[THE REQUEST]:
Everything from the first line of the data through the line with "completed_2013 = [72.0, 74.9, 73.0, 68.0, 75.9, 48.0, 87.0]" is to be echoed exactly, minus the pictures.

(Records with drawing code)
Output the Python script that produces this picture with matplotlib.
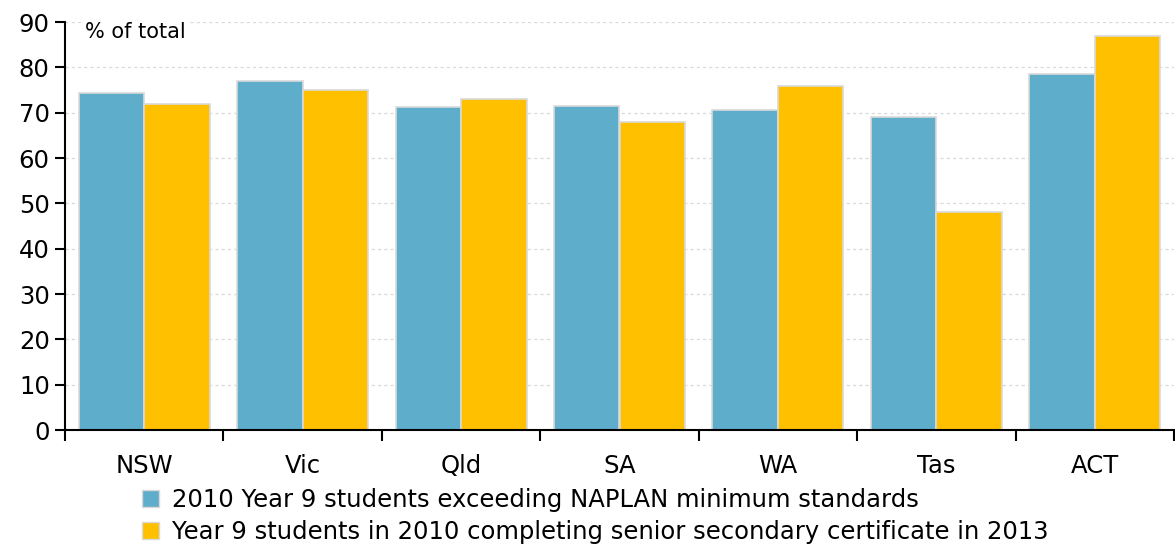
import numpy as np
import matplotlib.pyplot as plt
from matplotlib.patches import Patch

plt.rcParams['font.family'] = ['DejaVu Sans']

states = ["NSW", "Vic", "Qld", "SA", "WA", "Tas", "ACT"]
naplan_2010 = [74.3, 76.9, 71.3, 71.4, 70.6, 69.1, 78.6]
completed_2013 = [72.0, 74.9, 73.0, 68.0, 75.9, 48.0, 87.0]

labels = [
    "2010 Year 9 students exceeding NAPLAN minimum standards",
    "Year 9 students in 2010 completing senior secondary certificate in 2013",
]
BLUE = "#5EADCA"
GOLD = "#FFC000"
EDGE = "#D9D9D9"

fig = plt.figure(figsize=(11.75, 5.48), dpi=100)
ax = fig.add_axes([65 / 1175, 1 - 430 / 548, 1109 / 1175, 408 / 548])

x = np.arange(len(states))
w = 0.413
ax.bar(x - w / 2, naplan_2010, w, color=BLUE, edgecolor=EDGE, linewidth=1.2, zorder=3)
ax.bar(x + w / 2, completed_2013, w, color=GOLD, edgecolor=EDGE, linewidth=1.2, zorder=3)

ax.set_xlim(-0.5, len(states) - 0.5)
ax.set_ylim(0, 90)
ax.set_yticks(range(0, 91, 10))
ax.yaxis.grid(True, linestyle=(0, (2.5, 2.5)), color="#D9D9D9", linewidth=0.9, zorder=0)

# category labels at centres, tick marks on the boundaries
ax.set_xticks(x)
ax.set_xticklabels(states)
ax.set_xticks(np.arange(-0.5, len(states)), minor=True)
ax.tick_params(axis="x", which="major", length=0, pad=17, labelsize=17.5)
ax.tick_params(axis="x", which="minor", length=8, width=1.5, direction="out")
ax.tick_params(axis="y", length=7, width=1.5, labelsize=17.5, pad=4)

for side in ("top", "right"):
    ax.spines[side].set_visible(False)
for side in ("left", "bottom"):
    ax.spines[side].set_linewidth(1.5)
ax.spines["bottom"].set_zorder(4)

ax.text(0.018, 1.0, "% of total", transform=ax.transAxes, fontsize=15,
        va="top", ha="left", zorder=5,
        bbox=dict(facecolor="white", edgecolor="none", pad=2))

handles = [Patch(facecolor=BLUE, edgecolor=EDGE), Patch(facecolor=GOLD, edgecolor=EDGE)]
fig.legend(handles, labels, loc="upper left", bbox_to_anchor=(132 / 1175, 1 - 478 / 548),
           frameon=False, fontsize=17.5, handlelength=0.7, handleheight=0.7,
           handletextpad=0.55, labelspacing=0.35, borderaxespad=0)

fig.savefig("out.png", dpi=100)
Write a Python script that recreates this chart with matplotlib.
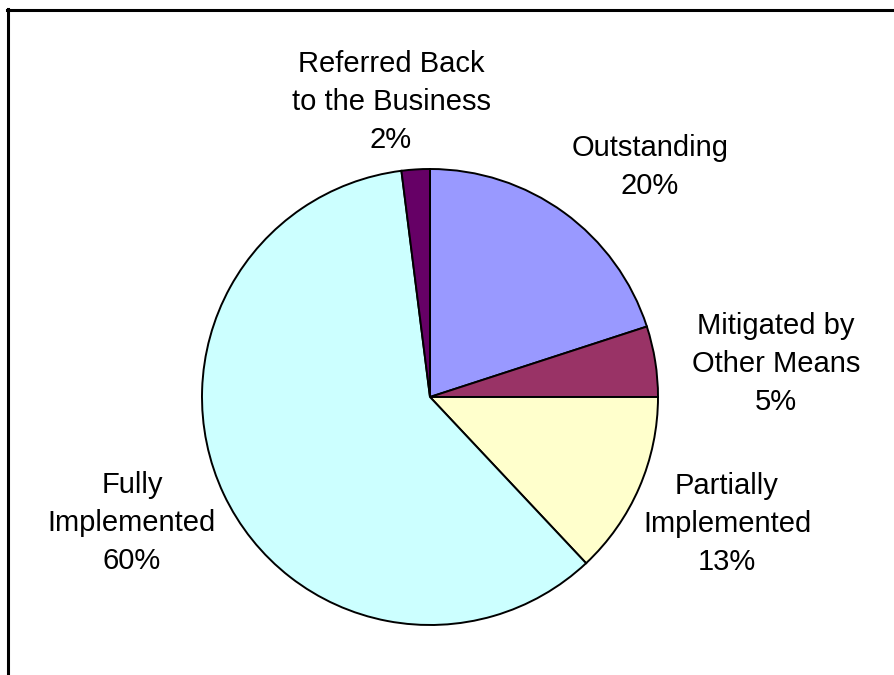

[CORRECT RESULT]:
Output the Python script that produces this picture with matplotlib.
import numpy as np
import matplotlib.pyplot as plt
from matplotlib.patches import Patch

plt.rcParams['font.family'] = ['DejaVu Sans']

states = ["NSW", "Vic", "Qld", "SA", "WA", "Tas", "ACT"]
naplan_2010 = [74.3, 76.9, 71.3, 71.4, 70.6, 69.1, 78.6]
completed_2013 = [72.0, 74.9, 73.0, 68.0, 75.9, 48.0, 87.0]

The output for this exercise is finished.